[PATCH] drm/xe/bmg: improve cache flushing behaviour
Matthew Auld
matthew.auld at intel.com
Tue Sep 3 11:08:28 UTC 2024
On 03/09/2024 11:53, Nirmoy Das wrote:
>
> On 9/2/2024 5:37 PM, Matthew Auld wrote:
>> The BSpec seems to suggest that EN_L3_RW_CCS_CACHE_FLUSH must be toggled
>> on for manual global invalidation to take effect
>
> I couldn't find this reference, in which bspec is this mentioned ?
BSpec: 71718
For discrete under global invalidation it says: "Device Cache flushed if
SCRATCH1LPFC bit[0] is set". Which is why I originally added this,
however this then turns flushing on for all kinds of stuff like
pipecontrol which is not what we want. But from playing around with this
a bunch on BMG that doesn't look to be true. Also the original WA made
no mention of needing to mess with SCRATCH1LPFC.

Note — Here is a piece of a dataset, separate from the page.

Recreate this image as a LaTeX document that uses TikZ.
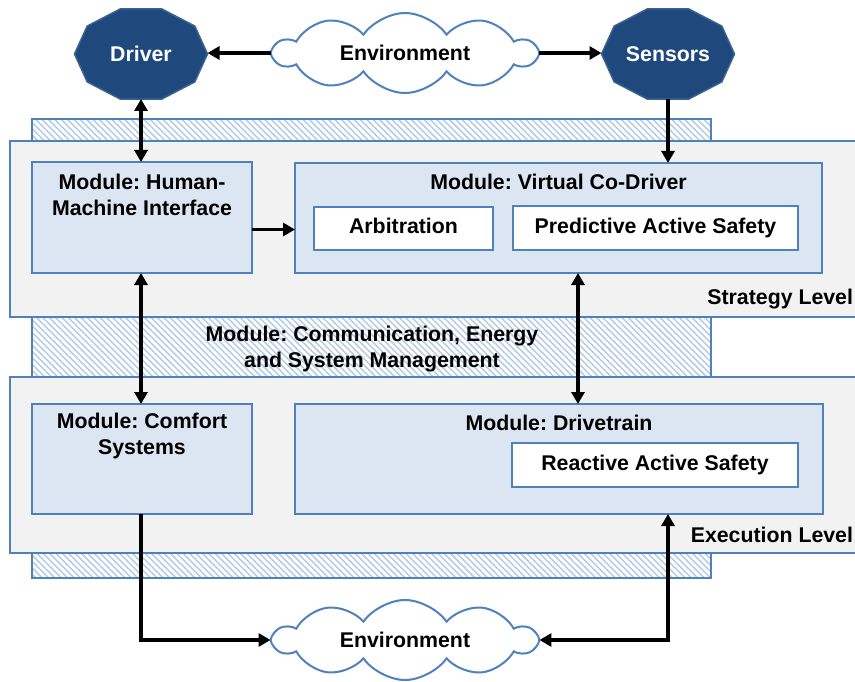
\documentclass[tikz,border=0pt]{standalone}
\usepackage{fontspec}
\setmainfont{Liberation Sans}
\usetikzlibrary{arrows.meta,shapes.symbols,patterns.meta,calc}
\definecolor{bluebd}{RGB}{79,129,189}
\definecolor{modfill}{RGB}{220,230,242}
\definecolor{levfill}{RGB}{242,242,242}
\definecolor{hatchcol}{RGB}{185,205,229}
\definecolor{octfill}{RGB}{31,73,125}
\definecolor{octdraw}{RGB}{60,98,145}
\newcommand\lblfont{\fontsize{21.3}{25.5}\selectfont\bfseries\frenchspacing}
\begin{document}
\begin{tikzpicture}[x=1pt,y=-1pt,
  every node/.style={font=\lblfont, inner sep=0pt, outer sep=0pt},
  hatchbox/.style={draw=bluebd, line width=2.5pt, preaction={fill=white},
    pattern={Lines[angle=-45,distance=4.5pt,line width=1.6pt]}, pattern color=hatchcol,
    rectangle, anchor=north west},
  levelbox/.style={draw=bluebd, line width=2.5pt, fill=levfill, rectangle, anchor=north west},
  modbox/.style={draw=bluebd, line width=2.5pt, fill=modfill, rectangle, anchor=north west},
  subbox/.style={draw=bluebd, line width=2pt, fill=white, rectangle, text height=15pt, text depth=4.5pt},
  octo/.style={fill=octfill, draw=octdraw, line width=1.5pt},
  octlbl/.style={text=white, minimum width=133pt, minimum height=90pt},
  envcloud/.style={cloud, cloud puffs=10, cloud puff arc=110, cloud ignores aspect, draw=bluebd, fill=white,
    line width=2pt, minimum width=262pt, minimum height=80pt},
  conn/.style={line width=3.5pt, draw=black},
  tip/.tip={Triangle[length=12pt,width=13pt]},
]
\useasboundingbox (0,0) rectangle (855,682);

% background hatched module
\node[hatchbox, minimum width=679pt, minimum height=459pt] (hatch) at (32,119) {};

% levels
\node[levelbox, minimum width=850pt, minimum height=176pt] (strat) at (10,141) {};
\node[levelbox, minimum width=850pt, minimum height=176pt] (exec) at (10,377) {};
\node[anchor=east] (stratlbl) at (853,299) {Strategy Level};
\node[anchor=east] (execlbl) at (853,535) {Execution Level};

\node[align=center] (comm) at (372,349) {Module: Communication, Energy\\and System Management};

% modules
\node[modbox, minimum width=220pt, minimum height=111pt] (hmi) at (32,162) {};
\node[align=center] (hmitxt) at (142,195) {Module: Human-\\Machine Interface};
\node[modbox, minimum width=527pt, minimum height=110pt] (vcd) at (295,163) {};
\node (vcdtxt) at (558.5,182) {Module: Virtual Co-Driver};
\node[subbox, minimum width=179pt, minimum height=43pt] (arb) at (403.5,228.5) {Arbitration};
\node[subbox, minimum width=285pt, minimum height=44pt] (pas) at (655.5,228.5) {Predictive Active Safety};

\node[modbox, minimum width=220pt, minimum height=110pt] (cmf) at (32,404) {};
\node[align=center] (cmftxt) at (142,436) {Module: Comfort\\Systems};
\node[modbox, minimum width=528pt, minimum height=110pt] (drt) at (295,404) {};
\node (drttxt) at (559,423) {Module: Drivetrain};
\node[subbox, minimum width=286pt, minimum height=44pt] (ras) at (655,465) {Reactive Active Safety};

% driver / sensors decagons
\coordinate (drvc) at (141,54);
\coordinate (senc) at (668,54);
\draw[octo, shift={(drvc)}] plot[samples at={0,36,...,324}, variable=\t] ({66.5*cos(\t)},{47.5*sin(\t)}) -- cycle;
\draw[octo, shift={(senc)}] plot[samples at={0,36,...,324}, variable=\t] ({66.5*cos(\t)},{47.5*sin(\t)}) -- cycle;
\node[octlbl] (drv) at (drvc) {Driver};
\node[octlbl] (sen) at (senc) {Sensors};

% clouds
\node[envcloud] (env1) at (405,53) {Environment};
\node[envcloud] (env2) at (405,640) {Environment};

% connectors
\draw[conn, -tip] (env1.west) -- (env1.west -| drv.east);
\draw[conn, -tip] (env1.east) -- (env1.east -| sen.west);
\draw[conn, tip-tip] (drv.south) -- (drv.south |- hmi.north);
\draw[conn, -tip] (sen.south) -- (sen.south |- vcd.north);
\draw[conn, -tip] ([yshift=-12pt]hmi.east) -- ([yshift=-12pt]hmi.east -| vcd.west);
\draw[conn, tip-tip] (drv.south |- hmi.south) -- (drv.south |- cmf.north);
\draw[conn, tip-tip] ([xshift=19.5pt]vcd.south) -- ([xshift=19.5pt]vcd.south |- drt.north);
\draw[conn, -tip] (drv.south |- cmf.south) |- (env2.west);
\draw[conn, tip-tip] (env2.east) -| (sen.south |- drt.south);
\end{tikzpicture}
\end{document}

I'm kind of hoping this helps that compute benchmark with not nuking
entire device cache between submissions.
>
>
> Regards,
>
> Nirmoy
>
>> and actually flush
>> device cache, however this also turns on flushing for things like
>> pipecontrol, which occurs between submissions for compute/render. This
>> sounds like massive overkill for our needs, where we already have the
>> manual flushing on the display side with the global invalidation. Some
>> observations on BMG:
>>
>> 1. Disabling l2 caching for host writes and stubbing out the driver
>> global invalidation but keeping EN_L3_RW_CCS_CACHE_FLUSH enabled, has
>> no impact on wb-transient-vs-display IGT, which makes sense since the
>> pipecontrol is now flushing the device cache after the render copy.

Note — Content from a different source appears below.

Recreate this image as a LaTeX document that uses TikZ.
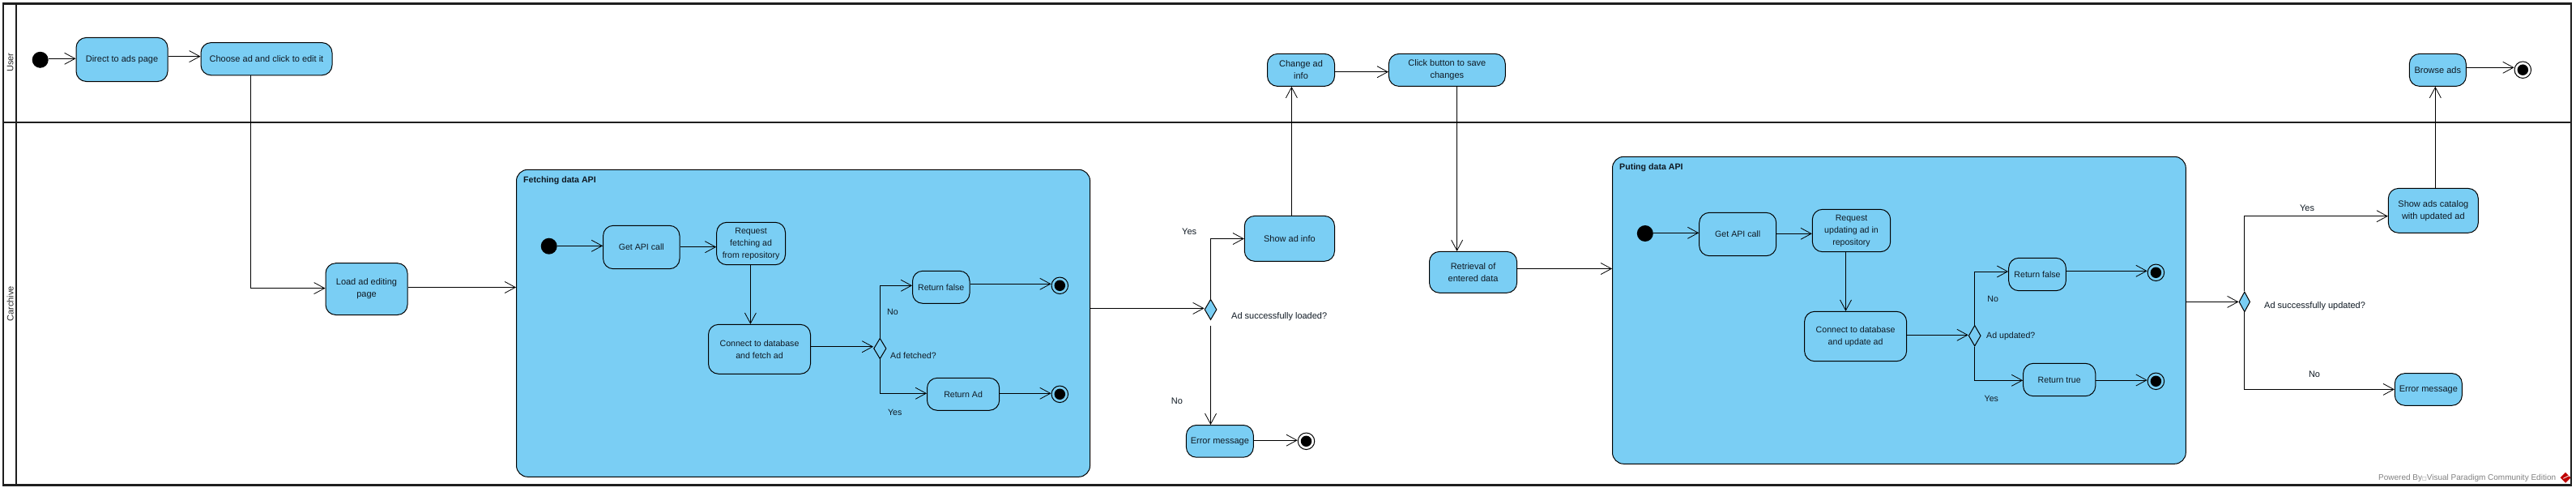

>> Without EN_L3_RW_CCS_CACHE_FLUSH the test then fails, which is also
>> expected since device cache is now dirty and display engine can't see
>> the writes.
>>
>> 2. Disabling EN_L3_RW_CCS_CACHE_FLUSH, but keeping the driver global
>> invalidation also has no impact on wb-transient-vs-display. This
>> suggests that the global invalidation still works as expected and is
>> flushing the device cache without EN_L3_RW_CCS_CACHE_FLUSH turned on.
>>
>> With that drop EN_L3_RW_CCS_CACHE_FLUSH.
>>
>> Signed-off-by: Matthew Auld <matthew.auld at intel.com>
>> Cc: Matt Roper <matthew.d.roper at intel.com>
>> Cc: Nirmoy Das <nirmoy.das at intel.com>
>> ---
>> drivers/gpu/drm/xe/regs/xe_gt_regs.h | 3 ---
>> drivers/gpu/drm/xe/xe_gt.c | 1 -
>> 2 files changed, 4 deletions(-)
>>
>> diff --git a/drivers/gpu/drm/xe/regs/xe_gt_regs.h
>> b/drivers/gpu/drm/xe/regs/xe_gt_regs.h
>> index 0d1a4a9f4e11..88a01970cc5c 100644
>> --- a/drivers/gpu/drm/xe/regs/xe_gt_regs.h
>> +++ b/drivers/gpu/drm/xe/regs/xe_gt_regs.h
>> @@ -387,9 +387,6 @@
>> #define XE2_GLOBAL_INVAL XE_REG(0xb404)
>> -#define SCRATCH1LPFC XE_REG(0xb474)
>> -#define EN_L3_RW_CCS_CACHE_FLUSH REG_BIT(0)
>> -
>> #define XE2LPM_L3SQCREG5 XE_REG_MCR(0xb658)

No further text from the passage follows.